Моя самостоятельная работа в анестезиологии началась в 8 утра 1 июля много-много лет назад, в кабинете, где собрались все интерны хирургического отделения. Нас ознакомили с рекомендациями (на самом деле, требованиями) к поведению с пациентами, своевременному заполнению медицинских карт и разбору конфликтов в департаменте высшего медицинского образования (куда надо было подавать жалобы на неквалифицированные действия других сотрудников, вместо того, чтобы швырять их этим сотрудникам в лицо в присутствии других коллег и пациентов). В 10:00 меня отправили работать врачом.
По удачному совпадению, моя первая смена в хирургической интернатуре выпала на анестезиологию. Я подошел к стойке, где меня приветствовал анестезиолог, составлявший расписание на день. В первый день учебного года – для многих врачей он же первый день лечебной практики, – пока остальные интерны отделения слушали лекцию по специальности, я отправился к своему первому пациенту.
– Твой первый ждет у шестой операционной, – сказал диспетчер.
Меня так и подмывало спросить, хорошо ли он понимает, что сейчас сделал.
Учась в институте, я как-то подрабатывал в анестезиологии. Пару сотен долларов, которые мне заплатили, я спустил на стереонаушники и альбом «Born to Run» Брюса Спрингстина.
Дама лет за восемьдесят с переломом шейки бедра, лежавшая на каталке у шестой операционной, понятия не имела об эпохальности момента. Она знать не знала, что будет у меня первой. К счастью, кто-то уже подключил все оборудование, поскольку я никогда этого раньше не делал. У меня не было нынешней концепции «центра управления», как не было и «чертовой» полки. Наскоро окинув взглядом содержимое тумбы, я решил, что могу начинать.

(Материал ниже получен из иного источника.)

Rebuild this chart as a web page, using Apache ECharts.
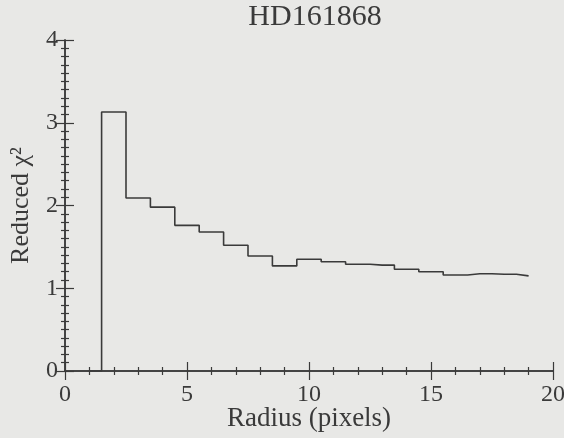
<!DOCTYPE html>
<html>
<head>
<meta charset="utf-8">
<script src="https://cdn.jsdelivr.net/npm/echarts@6/dist/echarts.min.js"></script>
<style>
  html, body { margin: 0; padding: 0; background: #e8e8e6; }
  #chart { width: 564px; height: 438px; }
</style>
</head>
<body>
<div id="chart"></div>
<script>
// Reduced chi-square per radius bin (histogram-style steps)
const radius = [1, 2, 3, 4, 5, 6, 7, 8, 9, 10, 11, 12, 13, 14, 15, 16, 17, 18, 19];
const reducedChi2 = [0, 3.13, 2.09, 1.98, 1.76, 1.68, 1.52, 1.39, 1.27, 1.35, 1.32, 1.29, 1.28, 1.23, 1.20, 1.16, 1.175, 1.17, 1.15];
const xTicks = [0, 5, 10, 15, 20];
const yTicks = [0, 1, 2, 3, 4];

const serif = "'Liberation Serif', 'Times New Roman', 'DejaVu Serif', serif";
const ink = '#3a3a3a';

function frameAxis(extra) {
  return Object.assign({
    type: 'value',
    axisLine: { show: true, lineStyle: { color: ink, width: 1.5 } },
    axisTick: { show: true, inside: true, length: 9, lineStyle: { color: ink, width: 1.2 } },
    splitLine: { show: false },
    minorSplitLine: { show: false }
  }, extra);
}

const chart = echarts.init(document.getElementById('chart'));
chart.setOption({
  backgroundColor: '#e8e8e6',
  animation: false,
  title: {
    text: 'HD161868',
    left: 310,
    textAlign: 'center',
    top: -3,
    textStyle: { fontFamily: serif, fontSize: 30, fontWeight: 'normal', color: ink }
  },
  grid: { left: 65, right: 11, top: 40, bottom: 67, containLabel: false, outerBoundsMode: 'none' },
  xAxis: [
    frameAxis({
      position: 'bottom',
      min: xTicks[0], max: xTicks[xTicks.length - 1], interval: 5,
      minorTick: { show: true, splitNumber: 5, length: 4, lineStyle: { color: ink, width: 1.2 } },
      axisLabel: { show: true, margin: 12, fontFamily: serif, fontSize: 24, color: ink },
      name: 'Radius (pixels)',
      nameLocation: 'middle',
      nameGap: 34,
      nameMoveOverlap: false,
      nameTextStyle: { fontFamily: serif, fontSize: 27, color: ink }
    }),
    frameAxis({
      position: 'top',
      min: xTicks[0], max: xTicks[xTicks.length - 1], interval: 5,
      minorTick: { show: true, splitNumber: 5, length: 4, lineStyle: { color: ink, width: 1.2 } },
      axisLabel: { show: false }
    })
  ],
  yAxis: [
    frameAxis({
      position: 'left',
      min: yTicks[0], max: yTicks[yTicks.length - 1], interval: 1,
      minorTick: { show: true, splitNumber: 10, length: 4, lineStyle: { color: ink, width: 1.2 } },
      axisLabel: { show: true, margin: 7, fontFamily: serif, fontSize: 24, color: ink },
      name: 'Reduced χ²',
      nameLocation: 'middle',
      nameRotate: 90,
      nameGap: 31,
      nameTextStyle: { fontFamily: serif, fontSize: 26, color: ink }
    }),
    frameAxis({
      position: 'right',
      min: yTicks[0], max: yTicks[yTicks.length - 1], interval: 1,
      minorTick: { show: true, splitNumber: 10, length: 4, lineStyle: { color: ink, width: 1.2 } },
      axisLabel: { show: false }
    })
  ],
  series: [{
    type: 'line',
    step: 'middle',
    xAxisIndex: 0,
    yAxisIndex: 0,
    data: radius.map((r, i) => [r, reducedChi2[i]]),
    showSymbol: false,
    symbol: 'none',
    lineStyle: { color: ink, width: 1.6 }
  }]
});
</script>
</body>
</html>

Ничего не подозревающую пациентку переложили на операционный стол, я закрепил на ней датчики и ввел часть содержимого большого шприца – дама была настолько субтильной, что дозировку для ее безопасности пришлось снизить – и часть маленького, а потом повернул переключатель вправо. Теперь ее дыхание было моей заботой. Я наложил на лицо пациентки маску, сжал мешок и увидел, как поднялась и опала ее грудь, то есть газ свободно вошел и вышел из легких. Я тоже вздохнул – с облегчением.
«Не тяни», – говорил мой преподаватель по анестезиологии, поторапливая с интубацией пациента. Тут надо заметить, что во время практики я ни разу не интубировал без его помощи, и весьма активной. Я взялся за ларингоскоп, похожий на фонарик с батарейкой в ручке и лампочкой на конце. Я открыл пациентке рот большим и указательным пальцами правой руки, завел клинок ларингоскопа за корень языка и миндалины, поднял рукоятку и впервые в жизни увидел перед собой жемчужно-белые пленки по бокам гортани – голосовые связки, – а потом протолкнул пластиковую эндотрахеальную трубку в трахею. Заработал аппарат искусственной вентиляции легких, по трубкам пошел кислород и анестетические газы, и я опять вздохнул с облегчением, наблюдая, как поднимается грудь пациентки благодаря моим усилиям. С помощью стетоскопа я выслушал ее вдох и выдох – дыхание было полностью у меня под контролем.